The fact that Cyrus conquered the city and almost immediately issued a decree allowing the Jews to return to their homeland to rebuild Jerusalem and the Temple is a matter of historical record. But it would seem that some discrepancy exists in the timing.

According to our historical record based on the Ptolemaic dating system, the capture of Babylon and release of the Jews occurred in 538 BC. The following is a list of Persian kings from Cyrus to the demise of the Persian empire in 330 BC at the hands of Alexander the Great of Greece:

Cyrus 550-530

Cambyses 530-522

Darius I 522-486

Xerxes I (486-465) also called Ahaseurus in Esther

Artaxerxes I (465-424) king during the time of Nehemiah

Then the following from 424 to 330 BC:

Darius II

Artaxerxes II

Artaxerxes III

Darius III

Daniel 9:24 begins the passage relating Daniel’s Seventy Weeks. God ordained 70 weeks or 70 periods of seven years (490 years total) for final focus on Israel as his covenant people. Verse 25 reads, “Know and understand this: From the issuing of the decree to restore and rebuild Jerusalem until Messiah the Prince will be seven weeks and 62 weeks.” These 69 weeks make up 483 of the 490 years. The problem is that Christ began his ministry around AD 26. If we backtrack 483 years, we come to 458 BC, not 538 BC when Cyrus issued the decree.

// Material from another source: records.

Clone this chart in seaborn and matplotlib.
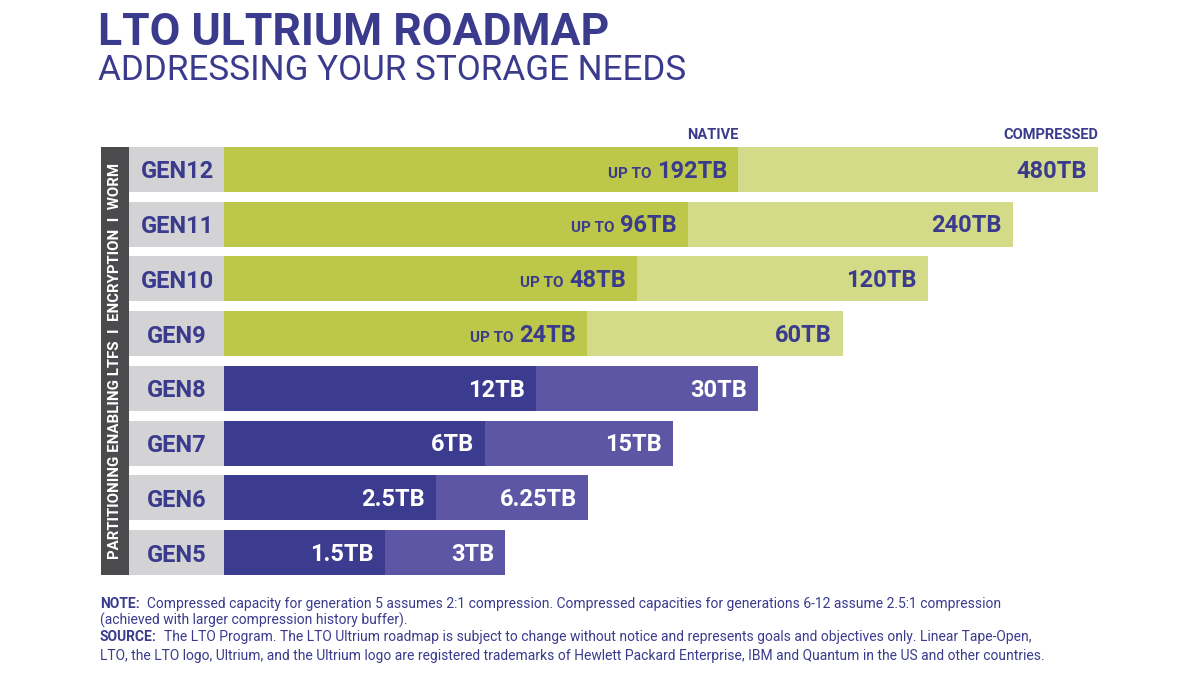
import pandas as pd
import matplotlib.pyplot as plt
import seaborn as sns
from matplotlib.patches import Rectangle

# Datos del roadmap (de arriba hacia abajo)
generations = ['GEN12', 'GEN11', 'GEN10', 'GEN9', 'GEN8', 'GEN7', 'GEN6', 'GEN5']
native_labels = ['192TB', '96TB', '48TB', '24TB', '12TB', '6TB', '2.5TB', '1.5TB']
compressed_labels = ['480TB', '240TB', '120TB', '60TB', '30TB', '15TB', '6.25TB', '3TB']
up_to = [True, True, True, True, False, False, False, False]
# Longitudes dibujadas en el gráfico original (escala esquemática, no proporcional a TB)
native_len = [514, 464, 413, 363, 312, 261, 212, 161]
compressed_len = [874, 789, 704, 619, 534, 449, 364, 281]
family = ['future', 'future', 'future', 'future', 'current', 'current', 'current', 'current']

df = pd.DataFrame({'gen': generations, 'native': native_len, 'compressed': compressed_len,
                   'family': family})

NAVY = '#3b3b8e'
pal_native = {'future': '#bdc84a', 'current': '#3b3b8f'}
pal_comp = {'future': '#d3da88', 'current': '#5c56a4'}
txt_color = {'future': NAVY, 'current': 'white'}

sns.set_theme(style='white')
plt.rcParams['font.family'] = ['Roboto', 'DejaVu Sans']

fig = plt.figure(figsize=(12, 6.75), dpi=100)
ax = fig.add_axes([101 / 1200, 1 - 580 / 675, 999 / 1200, 438 / 675])

sns.barplot(data=df, x='compressed', y='gen', hue='family', palette=pal_comp, dodge=False,
            width=0.82, orient='h', legend=False, ax=ax, saturation=1, linewidth=0)
sns.barplot(data=df, x='native', y='gen', hue='family', palette=pal_native, dodge=False,
            width=0.82, orient='h', legend=False, ax=ax, saturation=1, linewidth=0)

# cajas grises de etiquetas y franja vertical
ax.barh(range(len(generations)), 95, left=-95, height=0.82, color='#d3d3d5', linewidth=0)
ax.add_patch(Rectangle((-123, -0.41), 28, len(generations) - 1 + 0.82, color='#4b4b4d', lw=0))
ax.text(-109, (len(generations) - 1) / 2, 'PARTITIONING ENABLING LTFS  I  ENCRYPTION  I  WORM',
        rotation=90, ha='center', va='center', color='white', fontsize=10.8, fontweight='bold')

for i, row in df.iterrows():
    ax.text(-47, i, row['gen'], ha='center', va='center_baseline', color=NAVY,
            fontsize=17, fontweight='bold')
    c = txt_color[row['family']]
    ax.text(row['compressed'] - 11, i + 0.15, compressed_labels[i], ha='right', va='baseline',
            color=c, fontsize=17, fontweight='bold')
    t = ax.text(row['native'] - 11, i + 0.15, native_labels[i], ha='right', va='baseline',
                color=c, fontsize=17, fontweight='bold')
    if up_to[i]:
        ax.annotate('UP TO', xy=(0, i + 0.15), xycoords=(t, 'data'), xytext=(-4, 0),
                    textcoords='offset points', ha='right', va='baseline', color=c,
                    fontsize=11, fontweight='bold')

ax.text(native_len[0], -0.5, 'NATIVE', ha='right', va='bottom', color=NAVY,
        fontsize=10.5, fontweight='bold')
ax.text(compressed_len[0], -0.5, 'COMPRESSED', ha='right', va='bottom', color=NAVY,
        fontsize=10.5, fontweight='bold')

ax.set_xlim(-123, 876)
ax.set_ylim(len(generations) - 0.5, -0.5)
ax.axis('off')

# títulos
fig.text(98 / 1200, 1 - 45 / 675, 'LTO ULTRIUM ROADMAP', ha='left', va='baseline',
         color=NAVY, fontsize=32, fontweight='bold')
fig.text(98 / 1200, 1 - 80 / 675, 'ADDRESSING YOUR STORAGE NEEDS', ha='left', va='baseline',
         color=NAVY, fontsize=25.2)

# notas
notes = [
    ('NOTE:', '  Compressed capacity for generation 5 assumes 2:1 compression. Compressed capacities for generations 6-12 assume 2.5:1 compression', 608),
    ('', '(achieved with larger compression history buffer).', 625),
    ('SOURCE:', '  The LTO Program. The LTO Ultrium roadmap is subject to change without notice and represents goals and objectives only. Linear Tape-Open,', 641),
    ('', 'LTO, the LTO logo, Ultrium, and the Ultrium logo are registered trademarks of Hewlett Packard Enterprise, IBM and Quantum in the US and other countries.', 660),
]
for bold, rest, ypx in notes:
    y = 1 - ypx / 675
    if bold:
        b = fig.text(100 / 1200, y, bold, ha='left', va='baseline', color=NAVY,
                     fontsize=10, fontweight='bold')
        ax.annotate(rest, xy=(1, y), xycoords=(b, 'figure fraction'), ha='left',
                    va='baseline', color=NAVY, fontsize=10, annotation_clip=False)
    else:
        fig.text(100 / 1200, y, rest, ha='left', va='baseline', color=NAVY, fontsize=10)

fig.savefig('out.png', dpi=100)
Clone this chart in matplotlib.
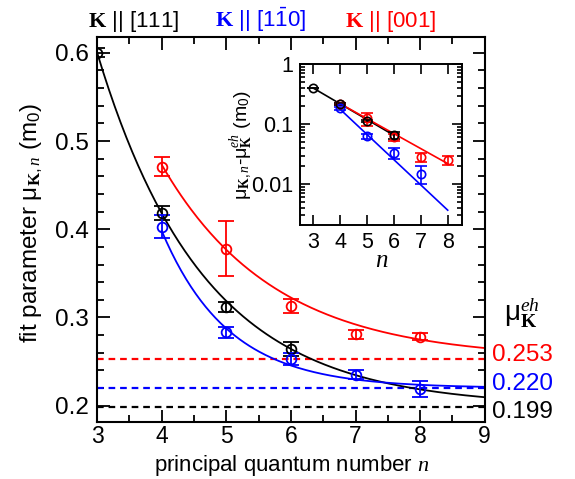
import numpy as np
import matplotlib
matplotlib.use("Agg")
from matplotlib import pyplot as plt
from matplotlib.ticker import MultipleLocator, LogLocator, NullFormatter, FixedLocator, FixedFormatter

plt.rcParams['font.family'] = 'Liberation Sans'
plt.rcParams['mathtext.fontset'] = 'custom'
plt.rcParams['mathtext.rm'] = 'Liberation Sans'
plt.rcParams['mathtext.sf'] = 'Liberation Sans'
plt.rcParams['mathtext.it'] = 'Liberation Serif:italic'
plt.rcParams['mathtext.bf'] = 'Liberation Serif:bold'

# measured fit parameters mu_K,n (m0) for three K directions
n_111 = [3, 4, 5, 6]
mu_111 = [0.600, 0.418, 0.312, 0.264]
err_111 = [0.005, 0.008, 0.006, 0.008]

n_110 = [4, 5, 6, 7, 8]
mu_110 = [0.403, 0.283, 0.253, 0.235, 0.219]
err_110 = [0.013, 0.006, 0.007, 0.005, 0.009]

n_001 = [4, 5, 6, 7, 8]
mu_001 = [0.471, 0.378, 0.313, 0.281, 0.278]
err_001 = [0.011, 0.031, 0.008, 0.005, 0.004]

# limits mu_K^eh and exponential fit: mu = eh + amp*exp(-rate*(n-n_start))
eh = {'111': 0.199, '110': 0.220, '001': 0.253}
eh_labels = ['0.199', '0.220', '0.253']
fit_amp = {'111': 0.401, '110': 0.178, '001': 0.220}
fit_rate = {'111': 0.605, '110': 0.97, '001': 0.576}
fit_start = {'111': 3, '110': 4, '001': 4}
fit_end_inset = {'111': 6, '110': 8, '001': 8}

colors = {'111': 'black', '110': '#0000ff', '001': '#ff0000'}
series = {'111': (n_111, mu_111, err_111),
          '110': (n_110, mu_110, err_110),
          '001': (n_001, mu_001, err_001)}

fig = plt.figure(figsize=(5.75, 4.79), dpi=100)
ax = fig.add_axes([0.169, 0.118, 0.674, 0.805])

def fitcurve(key, n):
    return fit_amp[key] * np.exp(-fit_rate[key] * (n - fit_start[key]))

# dashed limits
for key in ['001', '110', '111']:
    ax.axhline(eh[key], color=colors[key], ls=(0, (3, 2.2)), lw=1.6)

for key in ['111', '110', '001']:
    nn = np.linspace(fit_start[key], 9, 200)
    ax.plot(nn, eh[key] + fitcurve(key, nn), color=colors[key], lw=1.3)
    x, y, e = series[key]
    ax.errorbar(x, y, yerr=e, fmt='o', ms=7, mfc='none', mec=colors[key], mew=1.3,
                ecolor=colors[key], elinewidth=1.3, capsize=5.5, capthick=1.3)

ax.set_xlim(3, 9)
ax.set_ylim(0.181, 0.618)
ax.xaxis.set_major_locator(MultipleLocator(1))
ax.xaxis.set_minor_locator(MultipleLocator(0.5))
ax.yaxis.set_major_locator(MultipleLocator(0.1))
ax.yaxis.set_minor_locator(MultipleLocator(0.02))
ax.yaxis.set_major_formatter(matplotlib.ticker.FormatStrFormatter('%.1f'))
ax.tick_params(which='both', direction='in', top=True, right=True, width=1.3)
ax.tick_params(which='major', length=9, labelsize=17.5)
ax.tick_params(which='minor', length=5)
ax.tick_params(axis='x', pad=2, labelsize=16.5)
ax.tick_params(axis='y', pad=6)
for s in ax.spines.values():
    s.set_linewidth(1.5)

# labels of the limits on the right
trans = matplotlib.transforms.blended_transform_factory(ax.transAxes, ax.transData)
ax.text(1.02, eh['001'] + 0.004, eh_labels[2], color=colors['001'], fontsize=17.5,
        va='center', ha='left', transform=trans)
ax.text(1.02, eh['110'] + 0.005, eh_labels[1], color=colors['110'], fontsize=17.5,
        va='center', ha='left', transform=trans)
ax.text(1.02, eh['111'] - 0.006, eh_labels[0], color=colors['111'], fontsize=17.5,
        va='center', ha='left', transform=trans)
ax.text(1.095, 0.305, r'$\mathrm{\mu}^{eh}_{\mathbf{K}}$', fontsize=20,
        va='center', ha='center', transform=trans)

fig.text(0.507, 0.002, r'principal quantum number $n$', fontsize=16, ha='center', va='bottom')
fig.text(0.055, 0.535, r'fit parameter μ$_{\mathbf{K},n}$ (m$_0$)', fontsize=17.5,
         rotation=90, ha='center', va='center')

fig.text(0.153, 0.944, r'$\mathbf{K}$ || [111]', fontsize=16, color=colors['111'], va='baseline')
fig.text(0.374, 0.944, r'$\mathbf{K}$ || [1$\bar{1}$0]', fontsize=16, color=colors['110'], va='baseline')
fig.text(0.600, 0.944, r'$\mathbf{K}$ || [001]', fontsize=16, color=colors['001'], va='baseline')

# inset: mu - mu_eh on log scale
ins = fig.add_axes([0.522, 0.530, 0.281, 0.336])
for key in ['111', '110', '001']:
    nn = np.linspace(fit_start[key], fit_end_inset[key], 50)
    ins.plot(nn, fitcurve(key, nn), color=colors[key], lw=1.2)
for key in ['001', '110', '111']:
    x, y, e = series[key]
    d = np.array(y) - eh[key]
    keep = d > 0
    ins.errorbar(np.array(x)[keep], d[keep], yerr=np.array(e)[keep], fmt='o', ms=6,
                 mfc='none', mec=colors[key], mew=1.2, ecolor=colors[key],
                 elinewidth=1.2, capsize=4, capthick=1.2)
ins.set_yscale('log')
ins.set_xlim(2.52, 8.52)
ins.set_ylim(0.00207, 1)
ins.xaxis.set_major_locator(MultipleLocator(1))
ins.yaxis.set_major_locator(FixedLocator([0.01, 0.1, 1]))
ins.yaxis.set_major_formatter(FixedFormatter(['0.01', '0.1', '1']))
ins.yaxis.set_minor_locator(LogLocator(subs=np.arange(2, 10)))
ins.yaxis.set_minor_formatter(NullFormatter())
ins.tick_params(which='both', direction='in', top=True, right=True, width=1.2)
ins.tick_params(which='major', length=7, labelsize=15.5, pad=5)
ins.tick_params(which='minor', length=3.5)
for s in ins.spines.values():
    s.set_linewidth(1.4)
fig.text(0.664, 0.457, r'$n$', fontsize=18, ha='center', va='center')
fig.text(0.421, 0.697, r'μ$_{\mathbf{K},n}$-μ$_{\mathbf{K}}^{eh}$ (m$_0$)', fontsize=14,
         rotation=90, ha='center', va='center')

fig.savefig('out.png', dpi=100)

So, is the Bible wrong?

Many scholars tried to solve the problem by saying that the decree mentioned in Daniel 9:25 is not the Cyrus decree, but it was rather the decree of Artaxerxes probably in 458 BC, which he issued to send Nehemiah back to Jerusalem to help build the wall around the city.

At the very beginning of the 20th century, a scholar named Martin Anstey began to question the Ptolemaic calendar. He decided to build a calendar from Adam to Christ using almost exclusively information gathered simply from the pages of Scripture. His work, Romance of Bible Chronology, reveals that during the Babylonian through Persian period, Ptolemy’s calendar is off by about 80 years. Thus, if we take the Ptolemaic date of Cyrus’s decree, 538, and add 80 years, the result is 458 BC, which is in sync with Daniel 9:25’s 483 years between the decree and Christ.